As home to firms such as California Amplifier, ACT Networks and Xircom, Ventura County has represented itself well in the race for high-tech prominence.
In the months and years to come, it will be the ability of those and other companies to apply this high-tech power in new and creative ways that will play a big part in Ventura County's continued economic growth, said Jack Kyser, chief economist for the Los Angeles County Economic Development Corp.
In its annual economic forecast for the five-county Southern California area, the agency presented an outlook for Ventura County that while a bit less optimistic than last year's, offers a picture more appealing than most of the last decade.
"We're coming off a year where the whole region's economy performed extremely strongly," Kyser said of the area that includes Ventura, Los Angeles, Orange, San Bernardino and Riverside counties.

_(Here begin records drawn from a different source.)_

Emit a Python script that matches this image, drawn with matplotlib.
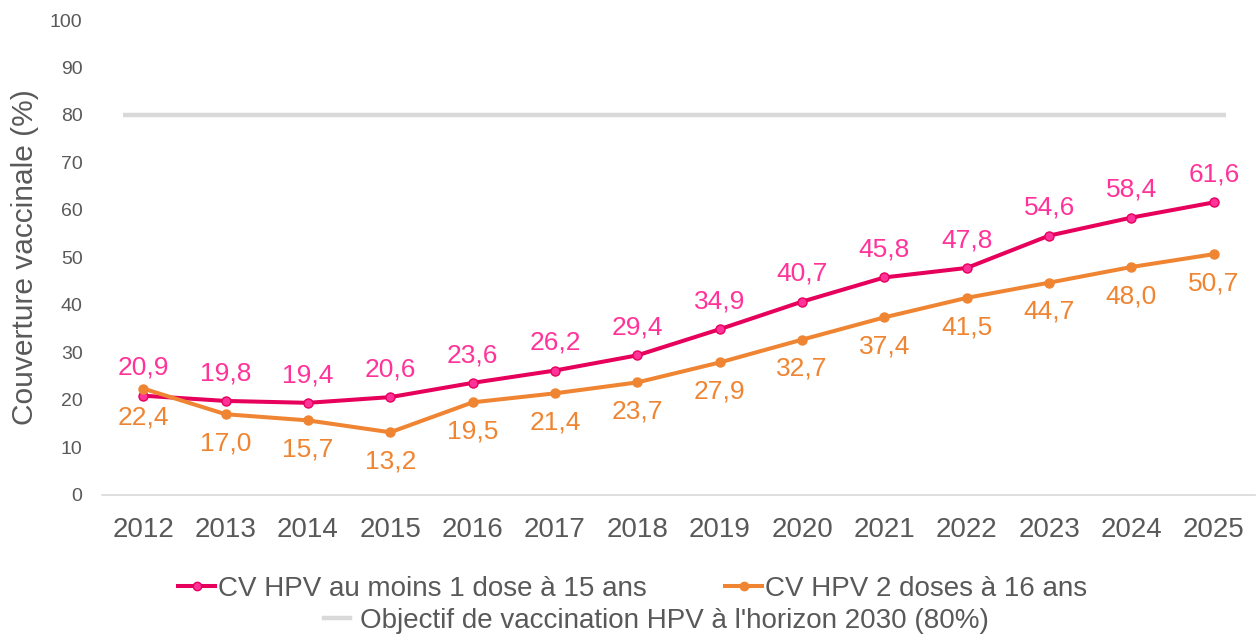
import matplotlib.pyplot as plt
from matplotlib.lines import Line2D

plt.rcParams['font.family'] = ['Liberation Sans', 'DejaVu Sans']

# données
annees = ["2012", "2013", "2014", "2015", "2016", "2017", "2018",
          "2019", "2020", "2021", "2022", "2023", "2024", "2025"]
cv_1dose_15ans = [20.9, 19.8, 19.4, 20.6, 23.6, 26.2, 29.4,
                  34.9, 40.7, 45.8, 47.8, 54.6, 58.4, 61.6]
cv_2doses_16ans = [22.4, 17.0, 15.7, 13.2, 19.5, 21.4, 23.7,
                   27.9, 32.7, 37.4, 41.5, 44.7, 48.0, 50.7]
objectif = 80

ROSE = "#E6005C"
ROSE_CLAIR = "#FF3399"
ORANGE = "#EF8532"
GRIS = "#D9D9D9"
TEXTE = "#595959"

fig = plt.figure(figsize=(12.6, 6.39), dpi=100)
ax = fig.add_axes([0.081, 0.2254, 0.915, 0.7433])

x = list(range(len(annees)))

# ligne objectif
ax.plot([-0.25, 13.15], [objectif, objectif], color=GRIS, lw=3.2, solid_capstyle="butt")

ax.plot(x, cv_1dose_15ans, color=ROSE, lw=2.9, marker="o", ms=6.5,
        mfc=ROSE_CLAIR, mec=ROSE, mew=1, zorder=3)
ax.plot(x, cv_2doses_16ans, color=ORANGE, lw=2.9, marker="o", ms=6.5,
        mfc=ORANGE, mec=ORANGE, zorder=3)

for xi, v in zip(x, cv_1dose_15ans):
    ax.annotate(f"{v:.1f}".replace(".", ","), (xi, v), xytext=(0, 20),
                textcoords="offset points", ha="center", va="center",
                fontsize=19, color=ROSE_CLAIR)
for xi, v in zip(x, cv_2doses_16ans):
    ax.annotate(f"{v:.1f}".replace(".", ","), (xi, v), xytext=(0, -21),
                textcoords="offset points", ha="center", va="center",
                fontsize=19, color=ORANGE)

ax.set_xlim(-0.5, 13.5)
ax.set_ylim(0, 100)
ax.set_yticks(range(0, 101, 10))
ax.set_xticks(x)
ax.set_xticklabels(annees)
ax.tick_params(axis="y", length=0, labelsize=14, labelcolor=TEXTE, pad=14)
ax.tick_params(axis="x", length=0, labelsize=20, labelcolor=TEXTE, pad=16)
for s in ["top", "right", "left"]:
    ax.spines[s].set_visible(False)
ax.spines["bottom"].set_color(GRIS)
ax.spines["bottom"].set_linewidth(1.2)
ax.set_ylabel("Couverture vaccinale (%)", fontsize=21.5, color=TEXTE, labelpad=8)

# légende
h1 = Line2D([], [], color=ROSE, lw=2.9, marker="o", ms=6, mfc=ROSE_CLAIR, mec=ROSE)
h2 = Line2D([], [], color=ORANGE, lw=2.9, marker="o", ms=6)
h3 = Line2D([], [], color=GRIS, lw=3.2)
fig.legend([h1, h2], ["CV HPV au moins 1 dose à 15 ans", "CV HPV 2 doses à 16 ans"],
           loc="center", bbox_to_anchor=(0.502, 0.078), ncol=2, frameon=False,
           fontsize=20, labelcolor=TEXTE, handlelength=1.36, handletextpad=0.1,
           columnspacing=2.8, borderpad=0, borderaxespad=0)
fig.legend([h3], ["Objectif de vaccination HPV à l'horizon 2030 (80%)"],
           loc="center", bbox_to_anchor=(0.521, 0.028), frameon=False,
           fontsize=20, labelcolor=TEXTE, handlelength=0.96, handletextpad=0.36,
           borderpad=0, borderaxespad=0)

plt.savefig("out.png", dpi=100)
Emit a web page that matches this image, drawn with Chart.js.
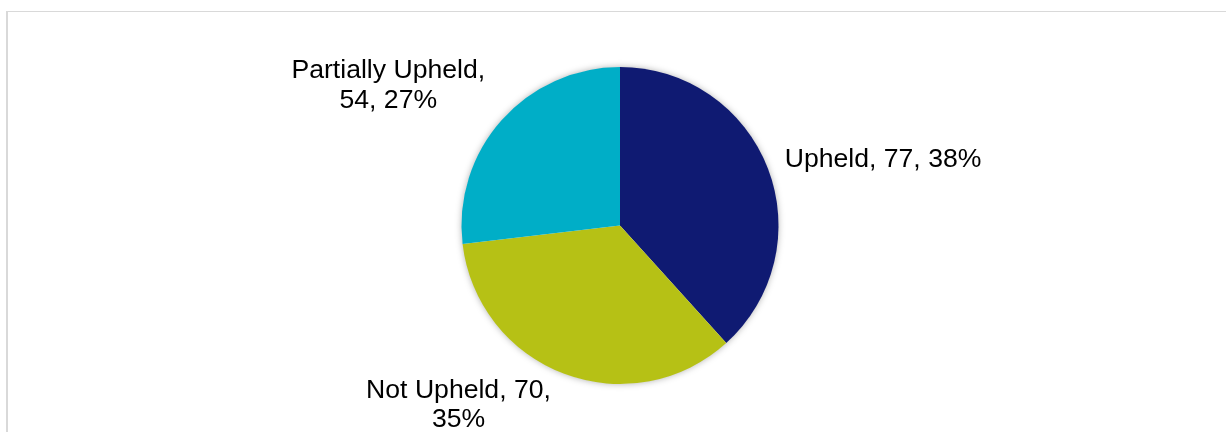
<!DOCTYPE html>
<html>
<head>
<meta charset="utf-8">
<script src="https://cdn.jsdelivr.net/npm/chart.js@4/dist/chart.umd.min.js"></script>
<style>
  html, body { margin: 0; padding: 0; background: #fff; }
  #wrap { position: relative; width: 1226px; height: 432px; overflow: hidden; }
  #frame { position: absolute; left: 6px; top: 11px; width: 1300px; height: 500px;
           border-left: 2px solid #d9d9d9; border-top: 1px solid #d9d9d9; }
  #myChart { position: absolute; left: 0; top: 0; }
</style>
</head>
<body>
<div id="wrap">
  <div id="frame"></div>
  <canvas id="myChart" width="1226" height="432"></canvas>
</div>
<script>
// Daten
const categories = ['Upheld', 'Not Upheld', 'Partially Upheld'];
const counts = [77, 70, 54];
const colors = ['#0f1a72', '#b6c115', '#00aec7'];

const total = counts.reduce((a, b) => a + b, 0);

// Texte umbrechen wie in Excel
function wrapText(ctx, text, maxWidth) {
  const words = text.split(' ');
  const lines = [];
  let line = '';
  words.forEach(w => {
    const test = line ? line + ' ' + w : w;
    if (ctx.measureText(test).width > maxWidth && line) {
      lines.push(line);
      line = w;
    } else {
      line = test;
    }
  });
  if (line) lines.push(line);
  return lines;
}

// Schatten hinter dem Kreis
const shadowPlugin = {
  id: 'pieShadow',
  beforeDatasetsDraw(chart) {
    const arc = chart.getDatasetMeta(0).data[0];
    if (!arc) return;
    const { x, y, outerRadius } = arc.getProps(['x', 'y', 'outerRadius'], true);
    const ctx = chart.ctx;
    ctx.save();
    ctx.shadowColor = 'rgba(0,0,0,0.35)';
    ctx.shadowBlur = 7;
    ctx.fillStyle = '#ffffff';
    ctx.beginPath();
    ctx.arc(x, y, outerRadius - 0.5, 0, Math.PI * 2);
    ctx.fill();
    ctx.restore();
  }
};

// Beschriftungen außerhalb der Segmente
const labelPlugin = {
  id: 'outsideLabels',
  afterDatasetsDraw(chart, args, opts) {
    const ctx = chart.ctx;
    const meta = chart.getDatasetMeta(0);
    ctx.save();
    ctx.font = '26.6px "Liberation Sans", Arial, sans-serif';
    ctx.fillStyle = '#000';
    ctx.textAlign = 'center';
    ctx.textBaseline = 'middle';
    const lh = 29.5;
    meta.data.forEach((arc, i) => {
      const p = arc.getProps(['x', 'y', 'startAngle', 'endAngle', 'outerRadius'], true);
      const mid = (p.startAngle + p.endAngle) / 2;
      const r = p.outerRadius + 18;
      const cos = Math.cos(mid), sin = Math.sin(mid);
      const px = p.x + cos * r, py = p.y + sin * r;
      const pct = Math.round(counts[i] / total * 100);
      const text = categories[i] + ', ' + counts[i] + ', ' + pct + '%';
      const lines = wrapText(ctx, text, 215);
      const w = Math.max(...lines.map(l => ctx.measureText(l).width));
      const h = lines.length * lh;
      const nudge = opts.nudge[i] || [0, 0];
      const left = (cos >= 0 ? px : px - w) + nudge[0];
      const cy = py + sin * h / 2 + nudge[1];
      lines.forEach((ln, j) => {
        ctx.fillText(ln, left + w / 2, cy - h / 2 + lh * (j + 0.5));
      });
    });
    ctx.restore();
  }
};

const config = {
  type: 'pie',
  data: {
    labels: categories,
    datasets: [{
      data: counts,
      backgroundColor: colors,
      borderWidth: 0,
      hoverOffset: 0,
      offset: 0
    }]
  },
  options: {
    responsive: false,
    animation: false,
    layout: { padding: { top: 67, bottom: 48, left: 14, right: 0 } },
    plugins: {
      legend: { display: false },
      tooltip: { enabled: false },
      outsideLabels: { nudge: [[0, 3], [-7, -13], [-3, -3]] }
    }
  },
  plugins: [shadowPlugin, labelPlugin]
};

new Chart(document.getElementById('myChart'), config);
</script>
</body>
</html>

"It is the best Ventura County has done since 1990, which was the end of the golden age for jobs in Southern California," Kyser said. "It won't be as great as 1998, but unless there is a major surprise, Ventura County will continue decent growth in 1999 and 2000."
Ventura County's well-recognized charms--proximity to the ocean and picturesque landscape--likely will continue to draw the work force that will supply the creativity needed to keep the area at the cutting edge of high-tech design, he said.
"Ventura is still what we would call the idyllic California, a mix of rolling hills, coast, farmland--a unique ambience which is very, very attractive to the creative types," Kyser said.
"If you talk to people in the technology area, they are saying that all of a sudden they've got a lot going on in technology, but that content is becoming very critical," he said. "A lot of people developing that [creative content] are out there in Ventura County. . . . The future of Southern California is based on that creativity."
The attributes that will keep creative businesses in Ventura County, Kyser said, also will attract new companies from outside the area.
"Ventura County is adjacent to Los Angeles, which has a lot of valuable resources, you have an international airport nearby, and yet you can live in this environment, which would probably inspire you to be more creative," he said. "It's very [appealing] to high-value types of businesses."